Lifting rail wagons using steam power was found to be expensive in maintenance and inadequate to the increasing trade. In 1838 the Middlesbrough Owners – the group of businessmen responsible for the development of the town – proposed constructing a dock on their estate to the east of the coal staiths. The new dock was laid out by the eminent engineer (later Sir) William Cubbitt and opened on 12 May 1842 with greater capacity than the coal staiths.
By means of a branch railway, terminating in diverging lines at ten new staiths or drops, 15 feet above the water surface, the expense of raising the wagons by steam power was saved, as well as the damage and risk avoided. Vessels could also now be loaded afloat at all times of the tide (Coal Drops Middlesbrough P250).
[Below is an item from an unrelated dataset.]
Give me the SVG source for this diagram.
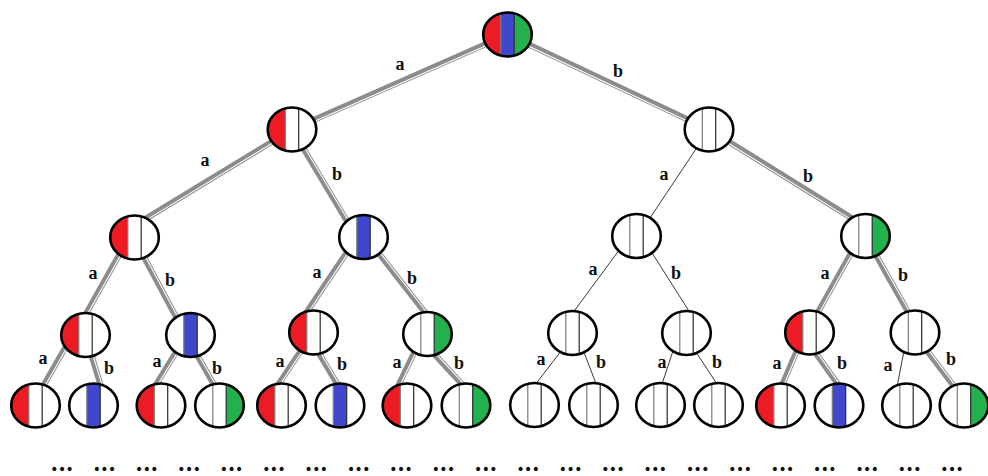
<svg xmlns="http://www.w3.org/2000/svg" xmlns:xlink="http://www.w3.org/1999/xlink" width="988" height="476" viewBox="0 0 988 476">
<style>
.eo{fill:none;stroke:#000;stroke-width:2.6}
.ew{fill:#fff;stroke:none}
.dg{stroke:#8c8c8c;stroke-width:6;fill:none}
.dw{stroke:#fff;stroke-width:1.1;fill:none}
.th{stroke:#3a3a3a;stroke-width:1;fill:none}
.lb{font-family:"Liberation Serif","Times New Roman",serif;font-weight:bold;font-size:18px;fill:#111;text-anchor:middle}
.dots{font-family:"DejaVu Serif","Liberation Serif",serif;font-weight:bold;font-size:22px;fill:#111;text-anchor:middle}
</style>
<defs>
<ellipse id="ew" class="ew" rx="24.3" ry="22"/>
<ellipse id="eo" class="eo" rx="24.3" ry="22"/>
<path id="pr" fill="#ED1C24" d="M-6.7,-21.15 A24.3,22 0 0 0 -6.7,21.15 Z"/>
<path id="pg" fill="#22B14C" d="M6.7,-21.15 A24.3,22 0 0 1 6.7,21.15 Z"/>
<path id="pb" fill="#3F48CC" d="M-6.7,-21.15 A24.3,22 0 0 1 6.7,-21.15 L6.7,21.15 A24.3,22 0 0 1 -6.7,21.15 Z"/>
<g id="ln"><line x1="-6.7" y1="-21.5" x2="-6.7" y2="21.5" stroke="#7a7a7a" stroke-width="1.2"/><line x1="6.7" y1="-21.5" x2="6.7" y2="21.5" stroke="#2a2a2a" stroke-width="1.2"/></g>
</defs>

<g id="connectors">
<line class="dg" x1="507.5" y1="34.5" x2="292" y2="129.5"/><line class="dw" x1="508.1" y1="35.9" x2="292.6" y2="130.9"/>
<line class="dg" x1="507.5" y1="34.5" x2="709" y2="129.5"/><line class="dw" x1="506.9" y1="35.9" x2="708.4" y2="130.9"/>
<line class="dg" x1="292" y1="129.5" x2="144.9" y2="219.1"/><line class="dw" x1="292.8" y1="130.8" x2="145.7" y2="220.4"/>
<line class="dg" x1="292" y1="129.5" x2="347.6" y2="222.3"/><line class="dw" x1="293.3" y1="128.7" x2="348.9" y2="221.5"/>
<line class="dg" x1="709" y1="129.5" x2="854.2" y2="219.6"/><line class="dw" x1="708.2" y1="130.8" x2="853.4" y2="220.9"/>
<line class="th" x1="709" y1="129.5" x2="649.2" y2="219.2"/>
<line class="dg" x1="121.9" y1="250" x2="84.5" y2="316.4"/><line class="dw" x1="123.2" y1="250.7" x2="85.8" y2="317.1"/>
<line class="dg" x1="141.2" y1="251.9" x2="177.4" y2="319.4"/><line class="dw" x1="142.5" y1="251.2" x2="178.7" y2="318.7"/>
<line class="dg" x1="349.5" y1="248.4" x2="305.2" y2="314.2"/><line class="dw" x1="350.8" y1="249.2" x2="306.5" y2="315"/>
<line class="dg" x1="375.1" y1="248.7" x2="426.1" y2="313.9"/><line class="dw" x1="376.3" y1="247.8" x2="427.3" y2="313"/>
<line class="th" x1="621.7" y1="246.6" x2="572" y2="314"/>
<line class="th" x1="649.7" y1="249.2" x2="689.7" y2="312.2"/>
<line class="dg" x1="853.9" y1="248" x2="815.6" y2="316.4"/><line class="dw" x1="855.2" y1="248.7" x2="816.9" y2="317.1"/>
<line class="dg" x1="873.1" y1="250" x2="909.5" y2="314.4"/><line class="dw" x1="874.4" y1="249.3" x2="910.8" y2="313.7"/>
<line class="dg" x1="69" y1="341.1" x2="42.5" y2="387.3"/><line class="dw" x1="70.3" y1="341.8" x2="43.8" y2="388"/>
<line class="dg" x1="89.6" y1="349.4" x2="101.5" y2="387.8"/><line class="dw" x1="91" y1="349" x2="102.9" y2="387.4"/>
<line class="dg" x1="180.2" y1="345.2" x2="154.4" y2="387.3"/><line class="dw" x1="181.5" y1="346" x2="155.7" y2="388.1"/>
<line class="dg" x1="193" y1="348.1" x2="215.5" y2="387.3"/><line class="dw" x1="194.3" y1="347.4" x2="216.8" y2="386.6"/>
<line class="dg" x1="304.4" y1="345.3" x2="277.2" y2="386.2"/><line class="dw" x1="305.7" y1="346.1" x2="278.5" y2="387"/>
<line class="dg" x1="315.9" y1="348.1" x2="338.6" y2="386.3"/><line class="dw" x1="317.2" y1="347.3" x2="339.9" y2="385.5"/>
<line class="dg" x1="416.5" y1="347.8" x2="397.8" y2="386.5"/><line class="dw" x1="417.9" y1="348.5" x2="399.2" y2="387.2"/>
<line class="dg" x1="429.6" y1="349.1" x2="463.4" y2="385.7"/><line class="dw" x1="430.7" y1="348.1" x2="464.5" y2="384.7"/>
<line class="th" x1="562.9" y1="348.7" x2="535.6" y2="384.2"/>
<line class="th" x1="582.1" y1="347.5" x2="596.1" y2="383.8"/>
<line class="th" x1="674.5" y1="346.4" x2="662" y2="384"/>
<line class="th" x1="693.6" y1="348.3" x2="716.6" y2="383.5"/>
<line class="dg" x1="798.2" y1="347.6" x2="781" y2="387.6"/><line class="dw" x1="799.6" y1="348.2" x2="782.4" y2="388.2"/>
<line class="dg" x1="812.4" y1="348.5" x2="839.9" y2="387.1"/><line class="dw" x1="813.6" y1="347.6" x2="841.1" y2="386.2"/>
<line class="th" x1="904.5" y1="348.1" x2="897.2" y2="386"/>
<line class="dg" x1="923.2" y1="345.6" x2="956" y2="389"/><line class="dw" x1="924.4" y1="344.7" x2="957.2" y2="388.1"/>
</g>

<g id="labels">
<text class="lb" x="400" y="69.5">a</text><text class="lb" x="618" y="77">b</text>
<text class="lb" x="205" y="165.5">a</text><text class="lb" x="337" y="180">b</text>
<text class="lb" x="664" y="180">a</text><text class="lb" x="808" y="182">b</text>
<text class="lb" x="93" y="278.5">a</text><text class="lb" x="170" y="286">b</text>
<text class="lb" x="317" y="277.5">a</text><text class="lb" x="412" y="284">b</text>
<text class="lb" x="593" y="274.5">a</text><text class="lb" x="676" y="279">b</text>
<text class="lb" x="825" y="278.5">a</text><text class="lb" x="903" y="281">b</text>
<text class="lb" x="43" y="363.5">a</text><text class="lb" x="109" y="374">b</text>
<text class="lb" x="157" y="366.5">a</text><text class="lb" x="217" y="374">b</text>
<text class="lb" x="280" y="366.5">a</text><text class="lb" x="342" y="370">b</text>
<text class="lb" x="397" y="367.5">a</text><text class="lb" x="459" y="369">b</text>
<text class="lb" x="541" y="364.5">a</text><text class="lb" x="601" y="368">b</text>
<text class="lb" x="662" y="367.5">a</text><text class="lb" x="717" y="368">b</text>
<text class="lb" x="777" y="368.5">a</text><text class="lb" x="842" y="369">b</text>
<text class="lb" x="888" y="370.5">a</text><text class="lb" x="951" y="365">b</text>
</g>

<g id="n0" transform="translate(507.5,34.5)"><use xlink:href="#ew" href="#ew"/><use href="#pr" xlink:href="#pr"/><use href="#pb" xlink:href="#pb"/><use href="#pg" xlink:href="#pg"/><use href="#ln" xlink:href="#ln"/><use href="#eo" xlink:href="#eo"/></g>
<g id="n1" transform="translate(292,129.5)"><use href="#ew" xlink:href="#ew"/><use href="#pr" xlink:href="#pr"/><use href="#ln" xlink:href="#ln"/><use href="#eo" xlink:href="#eo"/></g>
<g id="n2" transform="translate(709,129.5)"><use href="#ew" xlink:href="#ew"/><use href="#ln" xlink:href="#ln"/><use href="#eo" xlink:href="#eo"/></g>
<g id="n3" transform="translate(134.5,237.5)"><use href="#ew" xlink:href="#ew"/><use href="#pr" xlink:href="#pr"/><use href="#ln" xlink:href="#ln"/><use href="#eo" xlink:href="#eo"/></g>
<g id="n4" transform="translate(363.5,237)"><use href="#ew" xlink:href="#ew"/><use href="#pb" xlink:href="#pb"/><use href="#ln" xlink:href="#ln"/><use href="#eo" xlink:href="#eo"/></g>
<g id="n5" transform="translate(636.5,236)"><use href="#ew" xlink:href="#ew"/><use href="#ln" xlink:href="#ln"/><use href="#eo" xlink:href="#eo"/></g>
<g id="n6" transform="translate(865.5,236)"><use href="#ew" xlink:href="#ew"/><use href="#pg" xlink:href="#pg"/><use href="#ln" xlink:href="#ln"/><use href="#eo" xlink:href="#eo"/></g>
<g id="n7" transform="translate(85.5,335)"><use href="#ew" xlink:href="#ew"/><use href="#pr" xlink:href="#pr"/><use href="#ln" xlink:href="#ln"/><use href="#eo" xlink:href="#eo"/></g>
<g id="n8" transform="translate(190.5,335)"><use href="#ew" xlink:href="#ew"/><use href="#pb" xlink:href="#pb"/><use href="#ln" xlink:href="#ln"/><use href="#eo" xlink:href="#eo"/></g>
<g id="n9" transform="translate(313.5,332.5)"><use href="#ew" xlink:href="#ew"/><use href="#pr" xlink:href="#pr"/><use href="#ln" xlink:href="#ln"/><use href="#eo" xlink:href="#eo"/></g>
<g id="n10" transform="translate(427.5,334)"><use href="#ew" xlink:href="#ew"/><use href="#pg" xlink:href="#pg"/><use href="#ln" xlink:href="#ln"/><use href="#eo" xlink:href="#eo"/></g>
<g id="n11" transform="translate(572.5,333)"><use href="#ew" xlink:href="#ew"/><use href="#ln" xlink:href="#ln"/><use href="#eo" xlink:href="#eo"/></g>
<g id="n12" transform="translate(686.5,333)"><use href="#ew" xlink:href="#ew"/><use href="#ln" xlink:href="#ln"/><use href="#eo" xlink:href="#eo"/></g>
<g id="n13" transform="translate(809.5,332.5)"><use href="#ew" xlink:href="#ew"/><use href="#pr" xlink:href="#pr"/><use href="#ln" xlink:href="#ln"/><use href="#eo" xlink:href="#eo"/></g>
<g id="n14" transform="translate(915,332.5)"><use href="#ew" xlink:href="#ew"/><use href="#ln" xlink:href="#ln"/><use href="#eo" xlink:href="#eo"/></g>
<g id="n15" transform="translate(35.5,405.5)"><use href="#ew" xlink:href="#ew"/><use href="#pr" xlink:href="#pr"/><use href="#ln" xlink:href="#ln"/><use href="#eo" xlink:href="#eo"/></g>
<g id="n16" transform="translate(93.5,405.5)"><use href="#ew" xlink:href="#ew"/><use href="#pb" xlink:href="#pb"/><use href="#ln" xlink:href="#ln"/><use href="#eo" xlink:href="#eo"/></g>
<g id="n17" transform="translate(161,405.5)"><use href="#ew" xlink:href="#ew"/><use href="#pr" xlink:href="#pr"/><use href="#ln" xlink:href="#ln"/><use href="#eo" xlink:href="#eo"/></g>
<g id="n18" transform="translate(219.5,405.5)"><use href="#ew" xlink:href="#ew"/><use href="#pg" xlink:href="#pg"/><use href="#ln" xlink:href="#ln"/><use href="#eo" xlink:href="#eo"/></g>
<g id="n19" transform="translate(281.5,405.5)"><use href="#ew" xlink:href="#ew"/><use href="#pr" xlink:href="#pr"/><use href="#ln" xlink:href="#ln"/><use href="#eo" xlink:href="#eo"/></g>
<g id="n20" transform="translate(340,405.5)"><use href="#ew" xlink:href="#ew"/><use href="#pb" xlink:href="#pb"/><use href="#ln" xlink:href="#ln"/><use href="#eo" xlink:href="#eo"/></g>
<g id="n21" transform="translate(407,405.5)"><use href="#ew" xlink:href="#ew"/><use href="#pr" xlink:href="#pr"/><use href="#ln" xlink:href="#ln"/><use href="#eo" xlink:href="#eo"/></g>
<g id="n22" transform="translate(466,405.5)"><use href="#ew" xlink:href="#ew"/><use href="#pg" xlink:href="#pg"/><use href="#ln" xlink:href="#ln"/><use href="#eo" xlink:href="#eo"/></g>
<g id="n23" transform="translate(534.5,405)"><use href="#ew" xlink:href="#ew"/><use href="#ln" xlink:href="#ln"/><use href="#eo" xlink:href="#eo"/></g>
<g id="n24" transform="translate(593.5,405)"><use href="#ew" xlink:href="#ew"/><use href="#ln" xlink:href="#ln"/><use href="#eo" xlink:href="#eo"/></g>
<g id="n25" transform="translate(660.5,405)"><use href="#ew" xlink:href="#ew"/><use href="#ln" xlink:href="#ln"/><use href="#eo" xlink:href="#eo"/></g>
<g id="n26" transform="translate(718.5,405)"><use href="#ew" xlink:href="#ew"/><use href="#ln" xlink:href="#ln"/><use href="#eo" xlink:href="#eo"/></g>
<g id="n27" transform="translate(780.5,405.5)"><use href="#ew" xlink:href="#ew"/><use href="#pr" xlink:href="#pr"/><use href="#ln" xlink:href="#ln"/><use href="#eo" xlink:href="#eo"/></g>
<g id="n28" transform="translate(839,405.5)"><use href="#ew" xlink:href="#ew"/><use href="#pb" xlink:href="#pb"/><use href="#ln" xlink:href="#ln"/><use href="#eo" xlink:href="#eo"/></g>
<g id="n29" transform="translate(906.5,405.5)"><use href="#ew" xlink:href="#ew"/><use href="#ln" xlink:href="#ln"/><use href="#eo" xlink:href="#eo"/></g>
<g id="n30" transform="translate(964,405.5)"><use href="#ew" xlink:href="#ew"/><use href="#pg" xlink:href="#pg"/><use href="#ln" xlink:href="#ln"/><use href="#eo" xlink:href="#eo"/></g>

<g id="ellipsis">
<text class="dots" x="62" y="470.5">...</text><text class="dots" x="104.4" y="470.5">...</text><text class="dots" x="146.8" y="470.5">...</text><text class="dots" x="189.1" y="470.5">...</text>
<text class="dots" x="231.5" y="470.5">...</text><text class="dots" x="273.9" y="470.5">...</text><text class="dots" x="316.3" y="470.5">...</text><text class="dots" x="358.7" y="470.5">...</text>
<text class="dots" x="401" y="470.5">...</text><text class="dots" x="443.4" y="470.5">...</text><text class="dots" x="485.8" y="470.5">...</text><text class="dots" x="528.2" y="470.5">...</text>
<text class="dots" x="570.6" y="470.5">...</text><text class="dots" x="612.9" y="470.5">...</text><text class="dots" x="655.3" y="470.5">...</text><text class="dots" x="697.7" y="470.5">...</text>
<text class="dots" x="740.1" y="470.5">...</text><text class="dots" x="782.5" y="470.5">...</text><text class="dots" x="824.8" y="470.5">...</text><text class="dots" x="867.2" y="470.5">...</text>
<text class="dots" x="909.6" y="470.5">...</text><text class="dots" x="952" y="470.5">...</text>
</g>
</svg>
Ownership of Middlesbrough Dock transferred to the Stockton & Darlington Railway Company in 1849. Middlesbrough Dock is not operational today but can still be seen on the area of the river immediately adjacent to Middlesbrough Football Club’s Riverside Stadium.
The development of the dock and improvements to the river facilities would come to play a central role in the rapid expansion of Middlesbrough in the decades following the discovery of significant ironstone deposits in the Cleveland Hills that would underpin the development of major iron (and later, steel) manufacturing along the Tees.